I was 14. The field was the famous Adelaide Oval with its distinctive cricket scoreboard and the game was the final of the state carnival where we played the South Australians who, like us, had beaten NSW. Victoria, WA and Tasmania played each other – and Victoria won easily. We were basically the second-raters but that’s because the pool from which we were chosen was only 1600 talents deep; everyone else played rugby.
Anyway, we thought we were pretty damn good and in that final we had a nice win and, at left half-forward, I kicked a goal. Next day, there it was in the Adelaide “Advertiser”: immortality in newsprint.
So whenever the Brisbane Lions play – and especially at the Adelaide Oval – it’s just like I’m running on to that famous ground in my
Queensland colours all those years ago.
Except that I’m married now; and my dear wife wants to watch one of the “Antiques Roadshow” programs she has been recording throughout the season while I’ve been engrossed in the Australian Open, Roland Garros and Wimbledon.

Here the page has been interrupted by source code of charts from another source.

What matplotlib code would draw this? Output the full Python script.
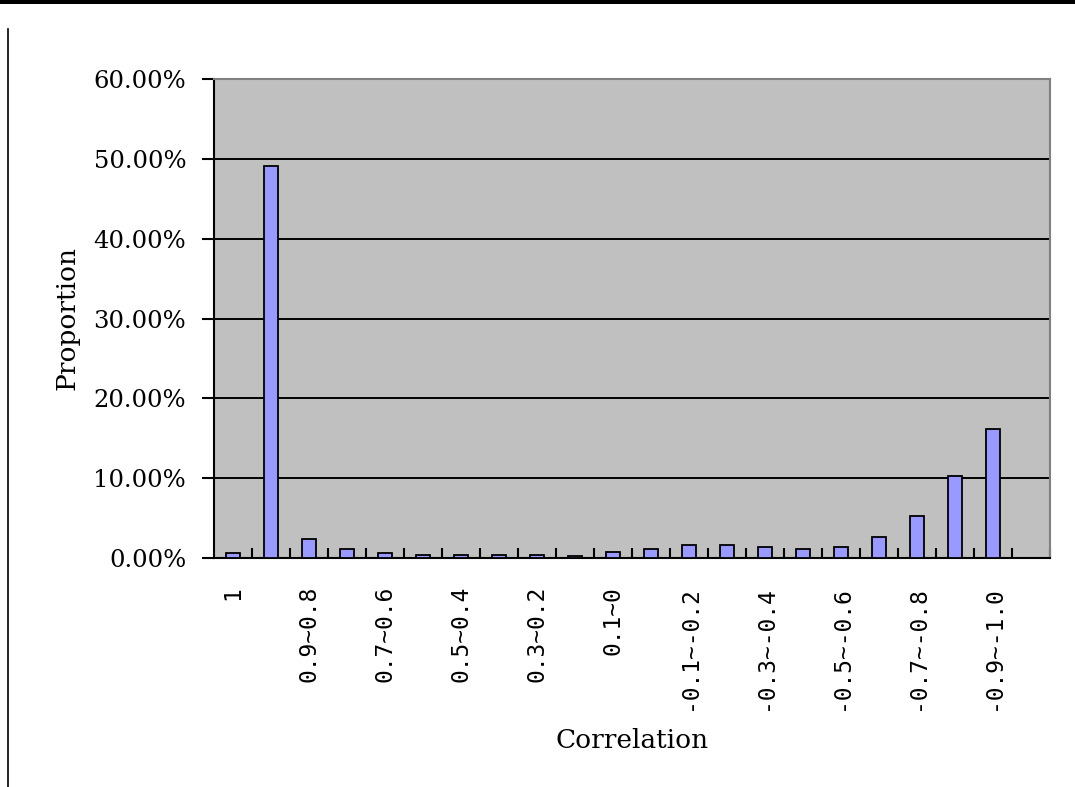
import matplotlib
matplotlib.use("Agg")
import matplotlib.pyplot as plt
from matplotlib.lines import Line2D
from matplotlib.patches import Rectangle
from matplotlib.ticker import FixedLocator, PercentFormatter

categories = ["1", "1~0.9", "0.9~0.8", "0.8~0.7", "0.7~0.6", "0.6~0.5", "0.5~0.4",
              "0.4~0.3", "0.3~0.2", "0.2~0.1", "0.1~0", "0~-0.1", "-0.1~-0.2",
              "-0.2~-0.3", "-0.3~-0.4", "-0.4~-0.5", "-0.5~-0.6", "-0.6~-0.7",
              "-0.7~-0.8", "-0.8~-0.9", "-0.9~-1.0"]
proportion = [0.63, 49.1, 2.4, 1.13, 0.66, 0.42, 0.42, 0.42, 0.42, 0.2, 0.7,
              1.1, 1.65, 1.65, 1.35, 1.1, 1.35, 2.6, 5.3, 10.3, 16.1]
y_ticks = [0, 10, 20, 30, 40, 50, 60]

W, H = 1075, 787
fig = plt.figure(figsize=(W / 100, H / 100), dpi=100)
fig.patch.set_facecolor("white")

# decorative frame lines of the original page
fig.add_artist(Rectangle((0, 1 - 4 / H), 1, 4 / H, transform=fig.transFigure,
                         facecolor="black", edgecolor="none"))
fig.add_artist(Line2D([7.5 / W, 7.5 / W], [0, 1 - 29 / H], transform=fig.transFigure,
                      color="black", linewidth=1.2))

left, right, top, bottom = 214, 1050, 79, 558
ax = fig.add_axes([left / W, 1 - bottom / H, (right - left) / W, (bottom - top) / H])
ax.set_facecolor("#C0C0C0")

x = list(range(len(categories)))
ax.bar(x, proportion, width=0.37, color="#9999FF", edgecolor="black", linewidth=1.3, zorder=3)

ax.set_xlim(-0.5, len(categories) + 0.5)
ax.set_ylim(0, 60)
ax.set_yticks(y_ticks)
ax.yaxis.set_major_formatter(PercentFormatter(decimals=2))
ax.grid(axis="y", color="black", linewidth=1.4, zorder=1)
ax.set_axisbelow(True)

major = list(range(0, len(categories), 2))
ax.set_xticks(major)
ax.set_xticklabels([categories[i] for i in major], rotation=90, va="top", ha="center",
                   family="DejaVu Sans Mono", fontsize=16.5)
ax.xaxis.set_minor_locator(FixedLocator([i + 0.5 for i in range(len(categories) + 1)]))
ax.tick_params(axis="x", which="major", length=0, pad=20)
ax.tick_params(axis="x", which="minor", direction="in", length=7, width=1.5, color="black")
ax.tick_params(axis="y", direction="out", length=9, width=1.5, pad=11)
for lab in ax.get_yticklabels():
    lab.set_family("DejaVu Serif")
    lab.set_fontsize(17.5)

for s in ["left", "bottom"]:
    ax.spines[s].set_color("black")
    ax.spines[s].set_linewidth(1.5)
for s in ["top", "right"]:
    ax.spines[s].set_color("#808080")
    ax.spines[s].set_linewidth(1.5)

ax.set_ylabel("Proportion", family="DejaVu Serif", fontsize=19, labelpad=10)
ax.set_xlabel("Correlation", family="DejaVu Serif", fontsize=19, labelpad=10)
ax.yaxis.set_label_coords((67 - left) / (right - left), 0.5)
ax.xaxis.set_label_coords((632 - left) / (right - left), -(740 - bottom) / (bottom - top))
ax.xaxis.label.set_va("center")
ax.yaxis.label.set_va("center")

fig.savefig("out.png", dpi=100)
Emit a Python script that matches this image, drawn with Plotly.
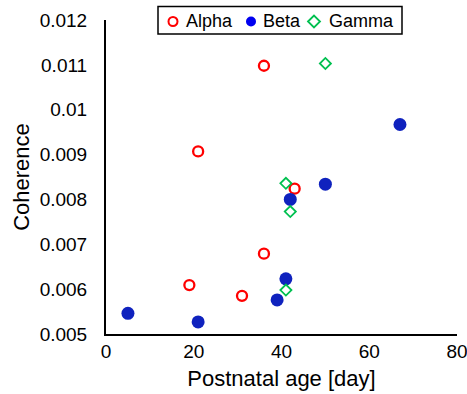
import plotly.graph_objects as go

alpha_x = [36, 21, 43, 36, 19, 31]
alpha_y = [0.01098, 0.00907, 0.00824, 0.00679, 0.00609, 0.00585]
beta_x = [67, 50, 42, 41, 39, 5, 21]
beta_y = [0.00967, 0.00834, 0.00800, 0.00623, 0.00576, 0.00546, 0.00527]
gamma_x = [50, 41, 42, 41]
gamma_y = [0.01103, 0.00836, 0.00773, 0.00598]
series_names = ["Alpha", "Beta", "Gamma"]

FONT = "Liberation Sans, Arial, sans-serif"
RED, BLUE, GREEN = "#FF0000", "#0F22BE", "#00C050"

fig = go.Figure()
fig.add_trace(go.Scatter(x=alpha_x, y=alpha_y, mode="markers", name=series_names[0],
                         marker=dict(symbol="circle-open", size=10, color=RED,
                                     line=dict(width=2.3, color=RED))))
fig.add_trace(go.Scatter(x=beta_x, y=beta_y, mode="markers", name=series_names[1],
                         marker=dict(symbol="circle", size=13, color=BLUE)))
fig.add_trace(go.Scatter(x=gamma_x, y=gamma_y, mode="markers", name=series_names[2],
                         marker=dict(symbol="diamond-open", size=8.5, color=GREEN,
                                     line=dict(width=1.8, color=GREEN))))

# plot box in pixels: x 106..457, y 5..334 (yaxis domain ends at y=20)
L, R, T, B = 106, 457, 5, 334
def px(x):
    return (x - L) / (R - L)
def py(y):
    return (B - y) / (B - T)

shapes = [
    # legend frame
    dict(type="rect", xref="paper", yref="paper", x0=px(158), x1=px(402), y0=py(34), y1=py(6.5),
         line=dict(color="#000000", width=1.5), fillcolor="white", layer="above"),
    # legend markers
    dict(type="circle", xref="paper", yref="paper", xsizemode="pixel", ysizemode="pixel",
         xanchor=px(173), yanchor=py(21.5), x0=-4.5, x1=4.5, y0=-4.5, y1=4.5,
         line=dict(color=RED, width=2), layer="above"),
    dict(type="circle", xref="paper", yref="paper", xsizemode="pixel", ysizemode="pixel",
         xanchor=px(251), yanchor=py(21.5), x0=-5, x1=5, y0=-5, y1=5,
         line=dict(color="#0000F0", width=0), fillcolor="#0000F0", layer="above"),
    dict(type="path", xref="paper", yref="paper", xsizemode="pixel", ysizemode="pixel",
         xanchor=px(314), yanchor=py(21.5), path="M -6 0 L 0 6 L 6 0 L 0 -6 Z",
         line=dict(color=GREEN, width=1.8), layer="above"),
]
annotations = [
    dict(text=series_names[0], xref="paper", yref="paper", x=px(184), y=py(21),
         xanchor="left", yanchor="middle", showarrow=False, font=dict(size=18, family=FONT)),
    dict(text=series_names[1], xref="paper", yref="paper", x=px(261), y=py(21),
         xanchor="left", yanchor="middle", showarrow=False, font=dict(size=18, family=FONT)),
    dict(text=series_names[2], xref="paper", yref="paper", x=px(327), y=py(21),
         xanchor="left", yanchor="middle", showarrow=False, font=dict(size=18, family=FONT)),
]

fig.update_layout(
    width=467, height=394,
    margin=dict(l=L, r=467 - R, t=T, b=394 - B, autoexpand=False),
    paper_bgcolor="white", plot_bgcolor="white",
    font=dict(family=FONT, color="#000000", size=18),
    showlegend=False,
    shapes=shapes,
    annotations=annotations,
)
fig.update_xaxes(range=[0, 80], dtick=20, showline=True, linecolor="#000000", linewidth=2,
                 showgrid=False, zeroline=False, ticks="", ticklabelstandoff=-1,
                 ticklabeloverflow="allow", automargin=False,
                 tickfont=dict(size=19, family=FONT),
                 title=dict(text="Postnatal age [day]", font=dict(size=22, family=FONT), standoff=10))
fig.update_yaxes(range=[0.005, 0.012], dtick=0.001, showline=True, linecolor="#000000", linewidth=2,
                 showgrid=False, zeroline=False, ticks="", ticklabelstandoff=13,
                 domain=[0, (B - 20) / (B - T)], automargin=False,
                 tickfont=dict(size=19, family=FONT), tickformat="~g",
                 title=dict(text="Coherence", font=dict(size=22, family=FONT), standoff=4))

fig.write_html("out.html", post_script="document.body.style.margin='0px';",
               config={"displayModeBar": False})
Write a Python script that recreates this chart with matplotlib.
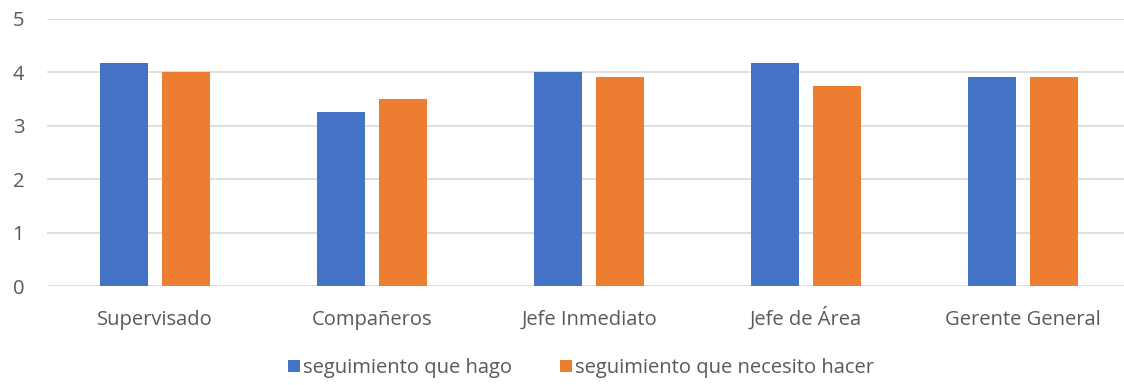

We did watch the Matildas together. And once the AFLW comp got underway she did glance at it as she passed through the lounge room. But somehow it didn’t click with her. “They have very long legs,” she said. “Really,” I replied. “I hadn’t noticed.”
Of course, I realised I was being very selfish with the TV viewing; so in the days leading up to the grand finals, I made the supreme gesture: “How about we watch an ‘Antique Roadshow’ together,” I said.
She glowed. “And you won’t make remarks about the Poms building their castles and fortunes on the sweat of the black slaves in the sugar and cotton fields?”
“Cross my heart.” And I was true to my word till she said: “Who are you texting?”
“Just a little historical question on Wikipedia about the family who owned that great Manor House.”
“Not slavery?”
“Actually, it’s about Captain Bligh. When ‘The Bounty’ pulled into Tahiti, it was to collect breadfruit… they thought it would be cheaper to feed the workers on the sugar farms in the Caribbean than bread from wheat.”
Happily, that’s when Fiona Bruce did her thing about which of three oddities was “good, better, best” by “AR” values. I picked the ugliest as most valuable and on this occasion I won. Dear wife was graciousness itself. In response, she would join me in watching both grand finals!
Someone should have told the Lions and the Broncos. From that very moment they were history.